L’avocat Lawrence Greenspon, qui aide la famille, estime que « c’est un choix que tout parent ne devrait jamais avoir à faire ».

Mme Bain et M. Greenspon ont demandé que le nom de la femme ne soit pas publié en raison de la nature délicate de l’affaire et des préoccupations liées à la vie privée.

L’avocat a fait valoir devant la Cour fédérale, au nom de plusieurs hommes, femmes et enfants détenus en Syrie, qu’Affaires mondiales Canada doit organiser leur retour, affirmant que le refus de le faire viole la Charte des droits et libertés.

M. Greenspon a conclu une entente avec le gouvernement fédéral en janvier pour rapatrier 6 Canadiennes et 13 enfants qui avaient participé à la poursuite. On s’attend à ce que tous les 19 soient sur le vol de rapatriement imminent de la Syrie.

Il y avait de l’espoir que la Québécoise et ses six enfants, bien que ne faisant pas partie de l’affaire judiciaire, monteraient également à bord de l’avion ensemble.

M. Greenspon a déclaré que bien que les enfants aient été autorisés à quitter la Syrie, leur mère fait toujours l’objet d’une évaluation de sécurité fédérale.

Le fait de séparer une mère de ses enfants viole les engagements internationaux du Canada ainsi que la politique du gouvernement en matière d’évaluation des cas possibles de rapatriement, a déclaré M. Greenspon. « Leur propre cadre stratégique dit qu’ils ne devraient pas faire ça », souligne-t-il.

Interrogé sur l’affaire, un porte-parole d’Affaires mondiales Canada, Grantly Franklin, a déclaré dimanche que le Ministère continuait d’évaluer la possibilité de fournir une assistance conformément au cadre politique.

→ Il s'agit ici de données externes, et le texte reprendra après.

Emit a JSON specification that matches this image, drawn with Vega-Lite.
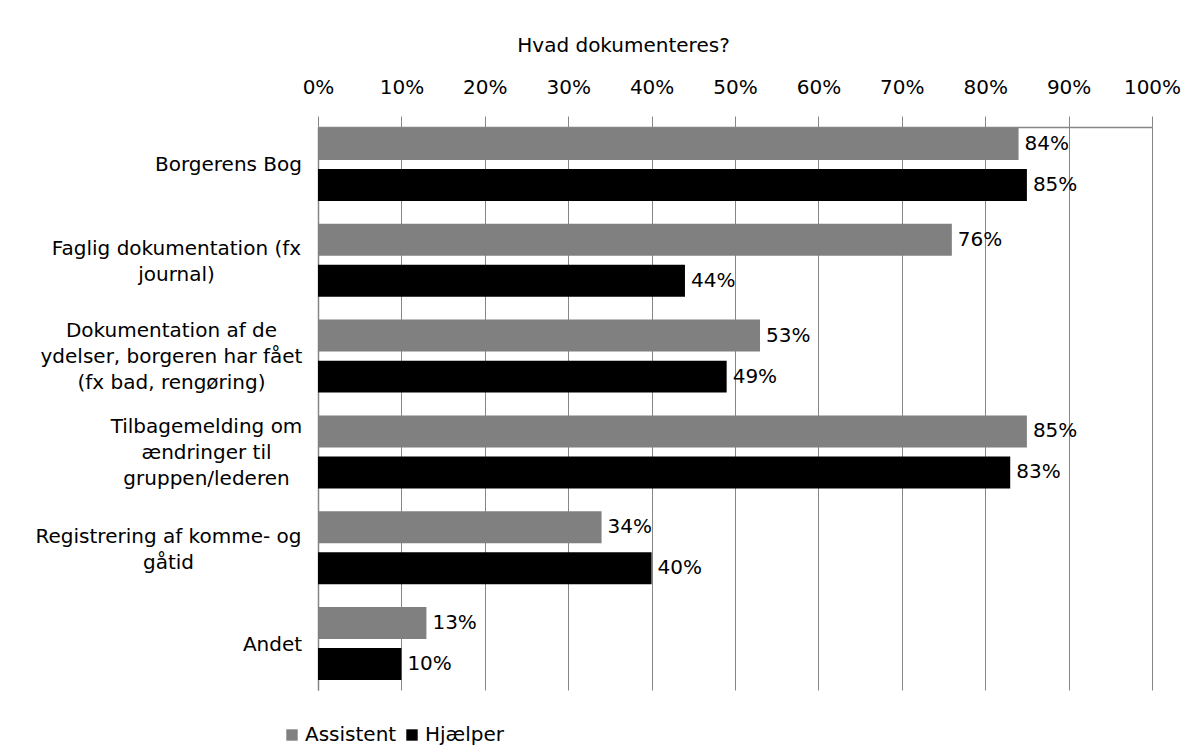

« Accepter ou demander le rapatriement de son enfant est une décision incroyablement difficile et qui doit être prise par le parent, et le parent seul, a-t-il déclaré dans une réponse écrite. Il est important qu’une telle décision soit éclairée par tous les faits disponibles. Pour des raisons de confidentialité et de sécurité opérationnelle, nous ne pouvons pas commenter davantage. »

Mme Bain a reçu une lettre d’Affaires mondiales datée du 24 novembre indiquant pourtant que la femme et ses six enfants répondaient aux critères d’aide fédérale aux Canadiens détenus dans la région, énoncés dans le cadre stratégique du gouvernement de janvier 2021.

La lettre faisait état de menaces contre la femme et ses enfants « compte tenu des conditions de sécurité dangereuses à l’intérieur du camp ». Il a également cité des rapports sur le déclin des conditions sanitaires et de vie, y compris d’éventuelles épidémies de choléra et l’accès intermittent à la nourriture et à l’eau potable.

Mme Bain a ajouté que la femme a été battue et agressée pendant sa détention.

Dans le cadre des procédures de rapatriement, la Gendarmerie royale du Canada (GRC) a récemment mené des entrevues avec des détenus canadiens en Syrie. Mercredi dernier, la Québécoise s’est entretenue avec les agents de la GRC, une expérience qu’elle a trouvée déroutante et terrifiante. Le lendemain, « ils lui ont dit qu’elle ne pouvait pas rentrer », a-t-on précisé.

Mme Bain est au courant de 10 autres enfants canadiens de mères non canadiennes en détention en Syrie. Ces mères ont décidé de ne pas envoyer leurs enfants au Canada dans le cadre de l’effort de rapatriement actuel, a-t-elle précisé.